→ Data lines
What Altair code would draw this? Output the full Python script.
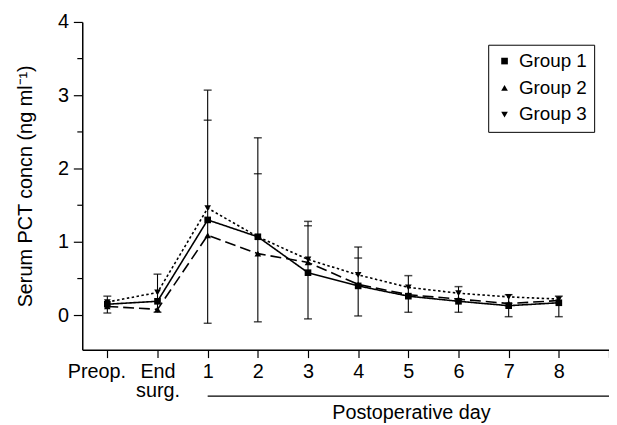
import altair as alt
import pandas as pd

# positions: 0=Preop., 1=End surg., 2..9 = postoperative days 1..8
x_pos = [0, 1, 2, 3, 4, 5, 6, 7, 8, 9]
x_labels = ["Preop.", "End\nsurg.", "1", "2", "3", "4", "5", "6", "7", "8"]
groups = ["Group 1", "Group 2", "Group 3"]

group1 = [0.15, 0.19, 1.30, 1.07, 0.58, 0.40, 0.26, 0.19, 0.13, 0.17]
group2 = [0.12, 0.08, 1.09, 0.84, 0.72, 0.42, 0.28, 0.22, 0.16, 0.20]
group3 = [0.18, 0.31, 1.46, 1.07, 0.76, 0.55, 0.38, 0.30, 0.25, 0.22]

err_lo = [0.03, 0.04, -0.11, -0.09, -0.05, -0.01, 0.04, 0.04, -0.02, -0.02]
err_hi = [0.26, 0.56, 3.07, 2.42, 1.28, 0.93, 0.54, 0.39, 0.28, 0.26]
err_mid = [None, None, 2.66, 1.93, 1.22, 0.78, None, None, None, None]

y_major = [0, 1, 2, 3, 4]
y_minor = [0.5, 1.5, 2.5, 3.5]
x_ticks = [0, 1, 2, 3, 4, 5, 6, 7, 8, 9, 10]

FONT = "Liberation Sans"

rows = []
for g, vals in zip(groups, [group1, group2, group3]):
    for x, v in zip(x_pos, vals):
        rows.append({"x": x, "y": v, "group": g, "series": g})
df = pd.DataFrame(rows)

err_df = pd.DataFrame({"x": x_pos, "lo": err_lo, "hi": err_hi})
cap_rows = []
for x, lo, hi, mid in zip(x_pos, err_lo, err_hi, err_mid):
    cap_rows.append({"x": x, "y": lo})
    cap_rows.append({"x": x, "y": hi})
    if mid is not None:
        cap_rows.append({"x": x, "y": mid})
cap_df = pd.DataFrame(cap_rows)
minor_df = pd.DataFrame({"y": y_minor})

# label expression built from x_labels
parts = []
for p, lab in zip(x_pos, x_labels):
    if "\n" in lab:
        a, b = lab.split("\n")
        parts.append(f"datum.value == {p} ? ['{a}', '{b}']")
    else:
        parts.append(f"datum.value == {p} ? '{lab}'")
label_expr = " : ".join(parts) + " : ''"

x_scale = alt.Scale(domain=[-0.5, 10], nice=False, zero=False)
y_scale = alt.Scale(domain=[-0.47, 4], nice=False, zero=False)

x_enc = alt.X("x:Q", scale=x_scale,
              axis=alt.Axis(values=x_ticks, labelExpr=label_expr, grid=False,
                            title="Postoperative day", titleFont=FONT,
                            titleFontSize=20, titleFontWeight="normal",
                            titleColor="black", titleX=332, titleY=54,
                            titleBaseline="top",
                            labelFont=FONT, labelFontSize=20, labelColor="black",
                            labelLineHeight=19, labelPadding=4,
                            labelOffset={"condition": {"test": "datum.value == 0", "value": -11},
                                         "value": 0},
                            tickSize=8, tickColor="black", domainColor="black",
                            domainWidth=1.5, tickWidth=1.2, labelFlush=False,
                            labelOverlap=False))
y_enc = alt.Y("y:Q", scale=y_scale,
              axis=alt.Axis(values=y_major, grid=False, format="d",
                            title="Serum PCT concn (ng ml\u207b\u00b9)",
                            titleFont=FONT, titleFontSize=20,
                            titleFontWeight="normal", titleColor="black",
                            titlePadding=22,
                            labelFont=FONT, labelFontSize=20, labelColor="black",
                            labelPadding=5, tickSize=9, tickColor="black",
                            domainColor="black", domainWidth=1.5, tickWidth=1.2))

lines = alt.Chart(df).mark_line(color="black", strokeWidth=1.6).encode(
    x=x_enc, y=y_enc,
    strokeDash=alt.StrokeDash("series:N",
                              scale=alt.Scale(domain=groups,
                                              range=[[1, 0], [11, 5], [2.5, 2.5]]),
                              legend=None),
    detail="series:N",
)

points = alt.Chart(df).mark_point(filled=True, opacity=1).encode(
    x="x:Q", y="y:Q",
    shape=alt.Shape("group:N",
                    scale=alt.Scale(domain=groups,
                                    range=["square", "triangle-up", "triangle-down"]),
                    legend=alt.Legend(title=None, orient="none", legendX=410,
                                      legendY=23, strokeColor="black",
                                      padding=7, labelFont=FONT, labelFontSize=19,
                                      labelColor="black", symbolSize=45,
                                      symbolFillColor="black",
                                      rowPadding=7, labelOffset=5)),
    color=alt.value("black"),
    size=alt.value(45),
)

bars = alt.Chart(err_df).mark_rule(color="black", strokeWidth=1.1).encode(
    x="x:Q", y="lo:Q", y2="hi:Q")

caps = alt.Chart(cap_df).mark_tick(color="black", orient="horizontal",
                                   size=8, thickness=1.5).encode(
    x="x:Q", y="y:Q")

minor = alt.Chart(minor_df).mark_rule(color="black", strokeWidth=1.2).encode(
    y="y:Q", x=alt.value(-5), x2=alt.value(0))

post_df = pd.DataFrame({"x": [2], "x2": [10]})
post_line = alt.Chart(post_df).mark_rule(color="black", strokeWidth=1.2).encode(
    x="x:Q", x2="x2:Q", y=alt.value(378))

chart = alt.layer(lines, bars, caps, points, minor, post_line).properties(
    width=532, height=331,
    autosize=alt.AutoSizeParams(type="none"),
    padding={"left": 75, "top": 12, "right": 0, "bottom": 76},
    background="white",
).resolve_scale(shape="independent", strokeDash="independent"
).configure_view(stroke=None)

chart.save("out.html", embed_options={"renderer": "svg", "actions": False})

→ Aim
Without the pictures, retype the whole of the material above exactly.

→ Answer to this problem
What Altair code would draw this? Output the full Python script.
import altair as alt
import pandas as pd

# positions: 0=Preop., 1=End surg., 2..9 = postoperative days 1..8
x_pos = [0, 1, 2, 3, 4, 5, 6, 7, 8, 9]
x_labels = ["Preop.", "End\nsurg.", "1", "2", "3", "4", "5", "6", "7", "8"]
groups = ["Group 1", "Group 2", "Group 3"]

group1 = [0.15, 0.19, 1.30, 1.07, 0.58, 0.40, 0.26, 0.19, 0.13, 0.17]
group2 = [0.12, 0.08, 1.09, 0.84, 0.72, 0.42, 0.28, 0.22, 0.16, 0.20]
group3 = [0.18, 0.31, 1.46, 1.07, 0.76, 0.55, 0.38, 0.30, 0.25, 0.22]

err_lo = [0.03, 0.04, -0.11, -0.09, -0.05, -0.01, 0.04, 0.04, -0.02, -0.02]
err_hi = [0.26, 0.56, 3.07, 2.42, 1.28, 0.93, 0.54, 0.39, 0.28, 0.26]
err_mid = [None, None, 2.66, 1.93, 1.22, 0.78, None, None, None, None]

y_major = [0, 1, 2, 3, 4]
y_minor = [0.5, 1.5, 2.5, 3.5]
x_ticks = [0, 1, 2, 3, 4, 5, 6, 7, 8, 9, 10]

FONT = "Liberation Sans"

rows = []
for g, vals in zip(groups, [group1, group2, group3]):
    for x, v in zip(x_pos, vals):
        rows.append({"x": x, "y": v, "group": g, "series": g})
df = pd.DataFrame(rows)

err_df = pd.DataFrame({"x": x_pos, "lo": err_lo, "hi": err_hi})
cap_rows = []
for x, lo, hi, mid in zip(x_pos, err_lo, err_hi, err_mid):
    cap_rows.append({"x": x, "y": lo})
    cap_rows.append({"x": x, "y": hi})
    if mid is not None:
        cap_rows.append({"x": x, "y": mid})
cap_df = pd.DataFrame(cap_rows)
minor_df = pd.DataFrame({"y": y_minor})

# label expression built from x_labels
parts = []
for p, lab in zip(x_pos, x_labels):
    if "\n" in lab:
        a, b = lab.split("\n")
        parts.append(f"datum.value == {p} ? ['{a}', '{b}']")
    else:
        parts.append(f"datum.value == {p} ? '{lab}'")
label_expr = " : ".join(parts) + " : ''"

x_scale = alt.Scale(domain=[-0.5, 10], nice=False, zero=False)
y_scale = alt.Scale(domain=[-0.47, 4], nice=False, zero=False)

x_enc = alt.X("x:Q", scale=x_scale,
              axis=alt.Axis(values=x_ticks, labelExpr=label_expr, grid=False,
                            title="Postoperative day", titleFont=FONT,
                            titleFontSize=20, titleFontWeight="normal",
                            titleColor="black", titleX=332, titleY=54,
                            titleBaseline="top",
                            labelFont=FONT, labelFontSize=20, labelColor="black",
                            labelLineHeight=19, labelPadding=4,
                            labelOffset={"condition": {"test": "datum.value == 0", "value": -11},
                                         "value": 0},
                            tickSize=8, tickColor="black", domainColor="black",
                            domainWidth=1.5, tickWidth=1.2, labelFlush=False,
                            labelOverlap=False))
y_enc = alt.Y("y:Q", scale=y_scale,
              axis=alt.Axis(values=y_major, grid=False, format="d",
                            title="Serum PCT concn (ng ml\u207b\u00b9)",
                            titleFont=FONT, titleFontSize=20,
                            titleFontWeight="normal", titleColor="black",
                            titlePadding=22,
                            labelFont=FONT, labelFontSize=20, labelColor="black",
                            labelPadding=5, tickSize=9, tickColor="black",
                            domainColor="black", domainWidth=1.5, tickWidth=1.2))

lines = alt.Chart(df).mark_line(color="black", strokeWidth=1.6).encode(
    x=x_enc, y=y_enc,
    strokeDash=alt.StrokeDash("series:N",
                              scale=alt.Scale(domain=groups,
                                              range=[[1, 0], [11, 5], [2.5, 2.5]]),
                              legend=None),
    detail="series:N",
)

points = alt.Chart(df).mark_point(filled=True, opacity=1).encode(
    x="x:Q", y="y:Q",
    shape=alt.Shape("group:N",
                    scale=alt.Scale(domain=groups,
                                    range=["square", "triangle-up", "triangle-down"]),
                    legend=alt.Legend(title=None, orient="none", legendX=410,
                                      legendY=23, strokeColor="black",
                                      padding=7, labelFont=FONT, labelFontSize=19,
                                      labelColor="black", symbolSize=45,
                                      symbolFillColor="black",
                                      rowPadding=7, labelOffset=5)),
    color=alt.value("black"),
    size=alt.value(45),
)

bars = alt.Chart(err_df).mark_rule(color="black", strokeWidth=1.1).encode(
    x="x:Q", y="lo:Q", y2="hi:Q")

caps = alt.Chart(cap_df).mark_tick(color="black", orient="horizontal",
                                   size=8, thickness=1.5).encode(
    x="x:Q", y="y:Q")

minor = alt.Chart(minor_df).mark_rule(color="black", strokeWidth=1.2).encode(
    y="y:Q", x=alt.value(-5), x2=alt.value(0))

post_df = pd.DataFrame({"x": [2], "x2": [10]})
post_line = alt.Chart(post_df).mark_rule(color="black", strokeWidth=1.2).encode(
    x="x:Q", x2="x2:Q", y=alt.value(378))

chart = alt.layer(lines, bars, caps, points, minor, post_line).properties(
    width=532, height=331,
    autosize=alt.AutoSizeParams(type="none"),
    padding={"left": 75, "top": 12, "right": 0, "bottom": 76},
    background="white",
).resolve_scale(shape="independent", strokeDash="independent"
).configure_view(stroke=None)

chart.save("out.html", embed_options={"renderer": "svg", "actions": False})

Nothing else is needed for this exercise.